Le mandat dual de la Réserve fédérale (Fed) confie à cette dernière, de jure depuis une réforme de 1977, les objectifs d’emploi maximal et de stabilité des prix (attendu que le second favorise le premier à long terme). Néanmoins, il peut advenir que les objectifs entrent en contradiction et imposent, comme c’est le cas depuis mars 2022, à la Fed de nettement prioriser la réduction de l’inflation au risque de léser l’emploi et la production. Ceci renvoie à la notion de ratio de sacrifice[1] ou d’arbitrage (trade-off[2]), c’est-à-dire la détérioration cumulée attendue de ces derniers pour favoriser le retour de l’inflation à sa cible (2%).
Jusqu’ici, la baisse de l’inflation (-5,2 points de pourcentage entre mars 2022, début du resserrement monétaire, et mai 2024, dernier point disponible) et de l’inflation sous-jacente (-3,1 pp), mesurées par l’IPC, est allée de pair avec une augmentation assez contenue du taux de chômage (+0,4 pp sur la même période, toujours en deçà de son niveau neutre selon le Congressional Budget Office). Dans le même temps, la croissance s’est maintenue à un rythme robuste de +2,5% en 2023 en moyenne annuelle et de +1,3% en rythme annualisé au T1 2024.

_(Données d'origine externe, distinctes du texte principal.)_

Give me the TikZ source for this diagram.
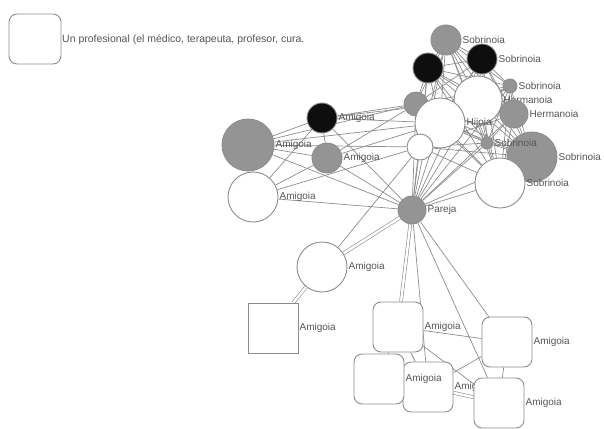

La seule évolution du taux de chômage ne donne toutefois qu’une information parcellaire de la situation du marché du travail. Le taux d’activité des 25-54 ans (prime age) est un autre indicateur pertinent et il se situe actuellement à un plus haut depuis 2001, tandis que le taux d’emploi s’est maintenu au-dessus de 60% depuis le début du resserrement monétaire, et ce, en dépit de la détérioration du taux de chômage. Le rééquilibrage du marché de l’emploi (au sens de diminution des difficultés de recrutement) a été permis par une amélioration de la composante offre - ce qui n’était pas le scénario central de la Fed – prévenant, pour l’heure, un hard landing du travail et de l’économie. Toutefois, l’évolution du taux de chômage tend vers le seuil de déclenchement de la loi de Sahm. Cette dernière relie une augmentation de +0,5 pp de la moyenne mobile sur 3 mois du taux de chômage à son point le plus faible sur 12 mois à une récession.
Par ailleurs, dans un papier de recherche[3], Robert J. Tetlow, économiste et conseiller au Board de la banque centrale, met en avant la pression exercée à la baisse par l’ancrage des anticipations d’inflation et la crédibilité de la politique monétaire sur le niveau du ratio de sacrifice. Ce dernier reste toutefois compliqué à estimer et aurait plutôt augmenté au fil du temps. Or, nous n’avons pas constaté de dérapage des anticipations d’inflation à long terme (10 ans), mesurées par la Fed de Cleveland (+2,5% en mai 2024), au cours du cycle actuel, en dépit d’une appréciation certaine. Cela pourrait avoir un lien avec la fermeté affichée par la Réserve fédérale sur la nécessité de maintenir sa politique à un niveau restrictif, y compris lorsqu’un consensus existait, en 2023, au sein de la communauté économique sur l’occurrence à venir d’une récession.